Who has authority to make medical or financial decisions if no power of attorney has been assigned?

1 answer | Last updated: Sep 14, 2017
A fellow caregiver asked...

My dad went into Cardiac Arrest and is on a ventilator. To my knowledge, being as though I'm his only child, do I have say in what goes on financially and medically or can his brother take over and make decisions without discussing it with me? Neither one of us has POA over my father.

Expert Answers

Barbara Repa, a Caring.com senior editor, is an attorney, a journalist specializing in aging issues, and the author of Your Rights in the Workplace (Nolo), now in its 10th edition.

Your situation underscores the importance of having a signed power of attorney or advance directive in place and the confusion and hurt that can occur without one. But you know that—and the best we may be able to do is take a lesson for ourselves and be prepared.

Medical authorities are supposed to consult close family members for advice and direction if there is no advance directive in place. Both you and your uncle would qualify as “close family members.”

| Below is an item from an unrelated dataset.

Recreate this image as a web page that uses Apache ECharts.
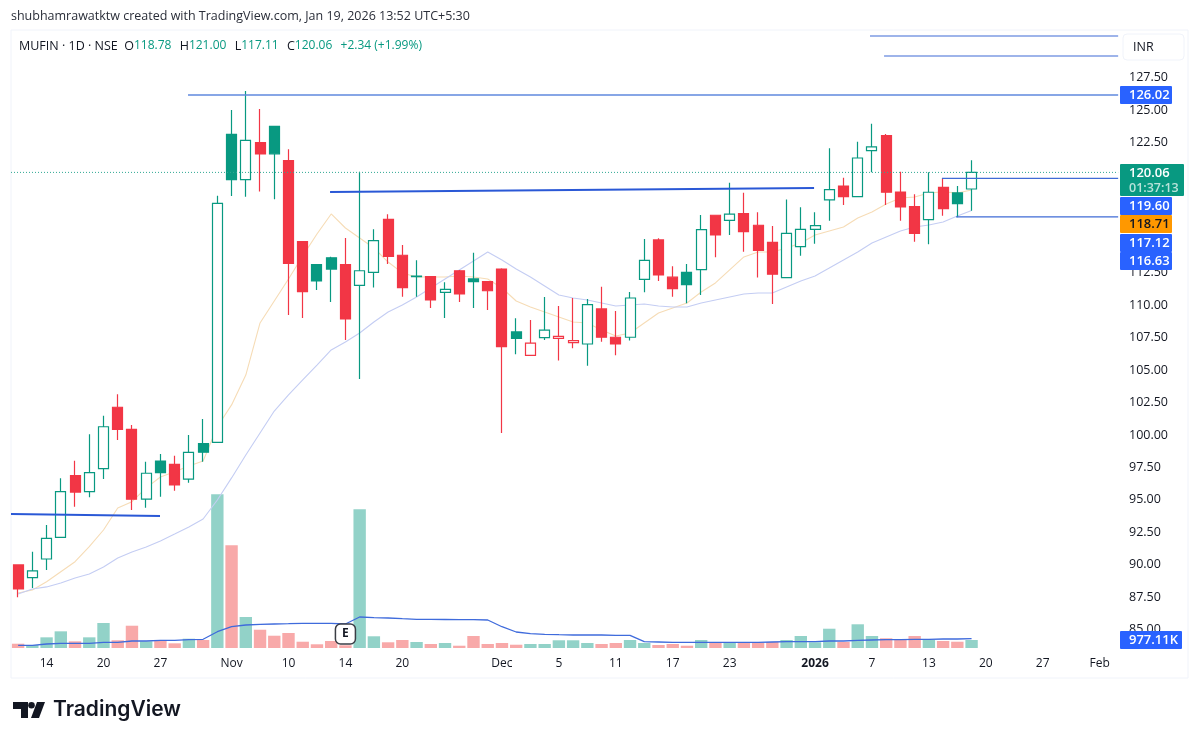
<!DOCTYPE html>
<html>
<head>
<meta charset="utf-8">
<script src="https://cdn.jsdelivr.net/npm/echarts@6/dist/echarts.min.js"></script>
<style>
html,body{margin:0;padding:0;background:#fff;}
#chart{width:1200px;height:742px;}
</style>
</head>
<body>
<div id="chart"></div>
<script>
var categories = ['2025-10-10','2025-10-13','2025-10-14','2025-10-15','2025-10-16','2025-10-17','2025-10-20','2025-10-21','2025-10-23','2025-10-24','2025-10-27','2025-10-28','2025-10-29','2025-10-30','2025-10-31',
'2025-11-03','2025-11-04','2025-11-06','2025-11-07','2025-11-10','2025-11-11','2025-11-12','2025-11-13','2025-11-14','2025-11-17','2025-11-18','2025-11-19','2025-11-20','2025-11-21','2025-11-24','2025-11-25','2025-11-26','2025-11-27','2025-11-28',
'2025-12-01','2025-12-02','2025-12-03','2025-12-04','2025-12-05','2025-12-08','2025-12-09','2025-12-10','2025-12-11','2025-12-12','2025-12-15','2025-12-16','2025-12-17','2025-12-18','2025-12-19','2025-12-22','2025-12-23','2025-12-24','2025-12-26','2025-12-29','2025-12-30','2025-12-31',
'2026-01-01','2026-01-02','2026-01-05','2026-01-06','2026-01-07','2026-01-08','2026-01-09','2026-01-12','2026-01-13','2026-01-14','2026-01-16','2026-01-19','2026-01-20','2026-01-21','2026-01-22','2026-01-23','2026-01-27','2026-01-28','2026-01-29','2026-01-30',
'2026-02-01','2026-02-02'];

var tickLabels = {'2025-10-14':'14','2025-10-20':'20','2025-10-27':'27','2025-11-03':'Nov','2025-11-10':'10','2025-11-14':'14','2025-11-20':'20','2025-12-01':'Dec','2025-12-05':'5','2025-12-11':'11','2025-12-17':'17','2025-12-23':'23','2026-01-01':'2026','2026-01-07':'7','2026-01-13':'13','2026-01-20':'20','2026-01-27':'27','2026-02-01':'Feb'};

var opens = [89.84,88.86,90.30,91.97,96.71,95.48,97.25,101.98,100.28,94.90,97.84,97.59,96.44,99.18,99.28,122.99,119.50,122.35,123.61,120.96,114.73,112.96,113.49,112.96,111.37,112.37,116.45,113.68,112.03,112.03,110.83,112.49,111.86,111.65,112.62,107.78,105.98,107.34,107.29,106.95,106.85,109.55,107.37,107.37,111.83,114.86,111.99,112.37,112.57,116.76,116.37,116.88,115.99,114.68,111.96,114.34,115.68,117.94,119.01,118.19,121.73,122.89,118.55,117.42,116.42,118.91,118.48,118.78];
var closes = [87.99,89.38,91.89,95.48,95.45,96.94,100.48,100.28,94.90,96.90,96.94,96.00,98.51,98.52,117.68,119.50,122.53,121.48,121.49,113.06,110.88,111.70,112.62,108.78,112.49,114.80,113.60,111.19,112.07,110.24,111.06,110.70,111.65,110.95,106.64,107.29,106.91,107.91,107.44,107.11,109.88,107.37,106.85,110.39,113.29,112.16,111.11,111.42,115.65,115.24,116.84,115.50,114.06,112.22,115.37,115.67,115.96,118.73,118.19,121.17,122.02,118.53,117.40,115.37,118.53,117.27,117.65,120.06];
var lows = [87.35,88.07,89.45,91.97,94.33,95.05,96.46,99.46,94.07,94.25,95.10,95.56,96.17,97.79,99.28,118.24,118.19,118.58,117.99,109.08,108.85,111.01,110.08,107.16,104.16,111.19,113.01,110.49,110.49,109.62,108.85,110.08,109.62,109.47,100.00,106.06,105.98,107.16,105.57,106.52,105.18,107.03,105.98,107.11,110.83,111.70,110.49,109.98,110.62,113.53,115.24,113.96,111.96,109.93,111.96,113.65,114.57,116.34,117.55,118.19,120.07,117.55,116.34,114.73,114.53,116.73,116.60,117.11];
var highs = [89.84,90.86,92.92,96.51,97.87,99.90,101.33,102.98,100.62,97.79,98.38,98.25,99.85,101.08,118.27,124.86,126.33,124.94,123.61,121.84,114.78,112.96,113.56,115.01,120.11,115.68,116.84,114.47,113.29,112.07,111.60,112.55,113.88,111.65,112.68,108.83,108.70,110.47,109.78,110.39,110.32,111.26,109.39,110.85,114.93,114.99,112.83,113.01,116.78,116.78,119.27,118.50,116.99,115.93,117.98,117.37,116.99,121.92,119.65,122.42,123.81,123.02,120.11,118.38,120.07,119.61,119.01,121.00];

var fastMa = [87.68,87.91,88.55,89.32,90.09,91.25,92.53,94.23,94.71,95.77,96.61,97.02,97.46,97.84,100.48,102.16,104.46,108.47,110.16,111.85,113.63,115.32,116.86,115.78,115.01,114.24,113.16,112.32,112.01,112.01,112.01,112.09,112.01,111.85,111.16,110.16,109.70,109.31,108.93,108.54,108.47,107.93,107.47,107.70,108.47,109.24,109.62,110.01,110.85,111.55,112.55,113.55,113.93,113.93,114.24,114.63,115.24,115.55,115.86,116.55,117.01,117.63,118.09,118.17,118.48,118.55,118.48,118.71];
var slowMa = [87.61,87.99,88.15,88.45,88.84,89.15,89.68,90.38,90.84,91.22,91.69,92.22,92.76,93.38,94.84,96.54,98.31,100.00,101.69,102.93,104.08,105.23,106.39,107.01,107.70,108.54,109.31,109.85,110.47,111.16,111.85,112.55,113.24,113.93,113.32,112.62,112.01,111.32,110.62,110.39,110.24,110.01,109.78,109.85,109.93,109.78,109.70,109.70,110.01,110.24,110.47,110.70,110.78,110.78,111.24,111.70,112.09,112.70,113.32,113.93,114.63,115.09,115.55,115.86,116.01,116.24,116.70,117.12];

// volume in thousands
var volumes = [450,315,1120,1750,700,1120,2625,810,2340,700,735,490,975,840,16140,10780,3255,1920,1290,1575,660,390,735,285,14560,1230,600,840,630,420,525,240,1260,420,525,345,420,420,810,810,525,420,525,840,525,315,420,240,840,555,555,555,555,630,840,1260,600,2025,630,2490,1260,1020,840,1260,840,735,660,840];
var volumeMa = [285,285,420,495,495,495,600,600,735,735,810,810,870,915,1710,2235,2415,2490,2520,2550,2595,2595,2595,2520,3255,3180,3150,3075,3015,3000,2990,2980,2970,2940,2235,1680,1500,1440,1395,1365,1365,1365,1335,1335,660,630,600,600,600,600,600,600,600,630,660,660,660,735,735,810,840,870,870,915,915,945,945,977.11];

// drawn lines, [bar index, price] pairs
var topLineA = [[59.86,130.56],[77.3,130.56]];
var topLineB = [[60.85,129.02],[77.3,129.02]];
var highLine = [[11.94,126.02],[77.3,126.02]];
var midLine = [[21.92,118.55],[55.93,118.86]];
var lowLine = [[-0.5,93.76],[9.97,93.61]];
var boxTop = [[64.92,119.60],[77.3,119.60]];
var boxBottom = [[65.91,116.63],[77.3,116.63]];
var lastPriceLine = [[-0.5,120.06],[77.3,120.06]];

var priceTags = ['126.02','119.60','118.71','117.12','116.63'];
var countdown = '01:37:13';
var volumeTag = '977.11K';

var UP = '#089981', DOWN = '#f23645';
var FONT = '"Open Sans", "Noto Sans", sans-serif';

var candleData = opens.map(function (o, i) {
    var c = closes[i];
    var prev = i > 0 ? closes[i - 1] : 90;
    var tone = c >= prev ? UP : DOWN;
    var fill = c > o ? '#ffffff' : tone;
    return {
        value: [o, c, lows[i], highs[i]],
        itemStyle: {color: fill, color0: fill, borderColor: tone, borderColor0: tone, borderWidth: 1.2}
    };
});

var volumeData = volumes.map(function (v, i) {
    return {value: v, itemStyle: {color: closes[i] > opens[i] ? '#92d2c8' : '#f8a9a9'}};
});

function drawnLine(data, color, width, type) {
    return {
        type: 'line', xAxisIndex: 2, yAxisIndex: 0, data: data, symbol: 'none', silent: true, z: 6,
        lineStyle: {color: color, width: width, type: type || 'solid'}
    };
}

function priceTag(text, y, h, bg, color, w) {
    return {
        type: 'group', x: 1120, y: y, children: [
            {type: 'rect', z: 100, shape: {x: 0, y: 0, width: w || 52, height: h, r: 1}, style: {fill: bg}},
            {type: 'text', z: 101, x: 9, y: h / 2, style: {text: text, fill: color, font: '600 13px ' + FONT, textVerticalAlign: 'middle'}}
        ]
    };
}

var chart = echarts.init(document.getElementById('chart'));
var option = {
    animation: false,
    backgroundColor: '#ffffff',
    textStyle: {fontFamily: FONT},
    title: [{
        text: 'shubhamrawatktw created with TradingView.com, Jan 19, 2026 13:52 UTC+5:30',
        left: 11, top: 10, padding: 0,
        textStyle: {fontSize: 12.5, fontWeight: 'normal', color: '#2a2e39', fontFamily: FONT}
    }, {
        text: '{k|MUFIN · 1D · NSE  O}{v|118.78}  {k|H}{v|121.00}  {k|L}{v|117.11}  {k|C}{v|120.06}  {v|+2.34 (+1.99%)}',
        left: 19, top: 38, padding: 0,
        textStyle: {
            fontWeight: 'normal',
            fontSize: 16,
            fontFamily: FONT,
            rich: {
                k: {fontSize: 12.5, fontWeight: 'normal', color: '#131722', fontFamily: FONT},
                v: {fontSize: 12, fontWeight: 'normal', color: UP, fontFamily: FONT}
            }
        }
    }],
    grid: [
        {left: 11, width: 1110, top: 10.8, height: 649.5},
        {left: 11, width: 1110, top: 490, height: 158}
    ],
    xAxis: [
        {type: 'category', gridIndex: 0, data: categories, show: false},
        {
            type: 'category', gridIndex: 1, data: categories,
            axisLine: {show: false}, axisTick: {show: false},
            axisLabel: {
                interval: function (i, v) { return tickLabels[v] !== undefined; },
                hideOverlap: false,
                margin: 10,
                fontSize: 12,
                color: '#131722',
                fontFamily: FONT,
                formatter: function (v) {
                    return tickLabels[v] === '2026' ? '{b|2026}' : tickLabels[v];
                },
                rich: {b: {fontWeight: 'bold', fontSize: 12, color: '#131722', fontFamily: FONT}}
            }
        },
        {type: 'value', gridIndex: 0, min: -0.5, max: 77.5, show: false}
    ],
    yAxis: [
        {
            type: 'value', gridIndex: 0, position: 'right', min: 82.5, max: 132.5, interval: 2.5,
            axisLine: {show: false}, axisTick: {show: false}, splitLine: {show: false},
            axisLabel: {
                margin: 8,
                formatter: function (v) {
                    return (v < 85 || v > 127.5) ? '' : '{p|' + v.toFixed(2) + '}';
                },
                rich: {p: {fontSize: 12.5, color: '#131722', fontFamily: FONT, padding: [4, 0, 0, 0]}}
            }
        },
        {type: 'value', gridIndex: 1, min: 0, max: 16590, show: false}
    ],
    series: [
        {
            type: 'bar', xAxisIndex: 1, yAxisIndex: 1, data: volumeData, barWidth: '87%', z: 1,
            markPoint: {
                symbol: 'roundRect', symbolSize: 20,
                itemStyle: {color: '#ffffff', borderColor: '#3a3d45', borderWidth: 1.5},
                label: {show: true, formatter: 'E', color: '#131722', fontSize: 12, fontWeight: 'bold', fontFamily: FONT},
                data: [{coord: [23, 1470]}]
            }
        },
        {
            type: 'line', xAxisIndex: 1, yAxisIndex: 1, data: volumeMa, symbol: 'none', z: 2,
            lineStyle: {color: '#3f6bdc', width: 1.3}
        },
        {
            type: 'line', xAxisIndex: 0, yAxisIndex: 0, data: fastMa, symbol: 'none', z: 3,
            lineStyle: {color: '#f6dcb6', width: 1.1}
        },
        {
            type: 'line', xAxisIndex: 0, yAxisIndex: 0, data: slowMa, symbol: 'none', z: 3,
            lineStyle: {color: '#c4cdf3', width: 1.1}
        },
        {type: 'candlestick', xAxisIndex: 0, yAxisIndex: 0, data: candleData, barWidth: 10.5, z: 4},
        drawnLine(lastPriceLine, '#2fa893', 1, [1, 2]),
        drawnLine(topLineA, '#3f6bd6', 1.2),
        drawnLine(topLineB, '#3f6bd6', 1.2),
        drawnLine(highLine, '#5f88de', 1.4),
        drawnLine(midLine, '#2a58d6', 2),
        drawnLine(lowLine, '#2a58d6', 2),
        drawnLine(boxTop, '#3f6bd6', 1.2),
        drawnLine(boxBottom, '#3f6bd6', 1.2)
    ],
    graphic: [
        {type: 'rect', z: 0, shape: {x: 11, y: 30, width: 1177, height: 648}, style: {fill: 'none', stroke: '#f0f3fa', lineWidth: 1}},
        // INR button
        {type: 'rect', z: 50, shape: {x: 1123, y: 34, width: 61, height: 26, r: 4}, style: {fill: '#fff', stroke: '#f0f3fa', lineWidth: 1}},
        {type: 'text', z: 51, x: 1133, y: 47, style: {text: 'INR', fill: '#131722', font: '12.5px ' + FONT, textVerticalAlign: 'middle'}},
        // axis tags
        priceTag(priceTags[0], 86, 18, '#2962ff', '#ffffff'),
        {
            type: 'group', x: 1120, y: 164, children: [
                {type: 'rect', z: 100, shape: {x: 0, y: 0, width: 64, height: 32, r: 1}, style: {fill: UP}},
                {type: 'text', z: 101, x: 9, y: 9, style: {text: '120.06', fill: '#ffffff', font: '600 13px ' + FONT, textVerticalAlign: 'middle'}},
                {type: 'text', z: 101, x: 9, y: 24, style: {text: countdown, fill: '#b8e3da', font: '600 12.5px ' + FONT, textVerticalAlign: 'middle'}}
            ]
        },
        priceTag(priceTags[1], 197, 18, '#2962ff', '#ffffff'),
        priceTag(priceTags[2], 215, 18, '#ff9800', '#131722'),
        priceTag(priceTags[3], 234, 18, '#2962ff', '#ffffff'),
        priceTag(priceTags[4], 252, 18, '#2962ff', '#ffffff'),
        priceTag(volumeTag, 631, 18, '#2962ff', '#ffffff', 62),
        // logo
        {type: 'polygon', z: 50, shape: {points: [[13,702],[28,702],[28,718],[21,718],[21,709],[13,709]]}, style: {fill: '#131722'}},
        {type: 'circle', z: 50, shape: {cx: 31.5, cy: 705.3, r: 3.3}, style: {fill: '#131722'}},
        {type: 'polygon', z: 50, shape: {points: [[37,702],[45,702],[39,718],[31,718]]}, style: {fill: '#131722'}},
        {type: 'text', z: 50, x: 53, y: 710, style: {text: 'TradingView', fill: '#131722', font: '600 21px Inter, ' + FONT, textVerticalAlign: 'middle'}}
    ]
};
chart.setOption(option);
</script>
</body>
</html>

The reality is often that the doctors will listen first and most to the family member who is the most assertive. And some hospitals even have a policy of dealing with only one family member for help in directing medical care decisions. While it may not feel fair to have such important decisions turn on personality quirks, that is often the truth of the matter.

Try reasoning with your uncle, emphasizing how important you feel it is to be consulted and included. If your plea falls on deaf ears, consult the hospital’s patient representative or ombudsperson, who should be able to intervene or help reach a more suitable arrangement.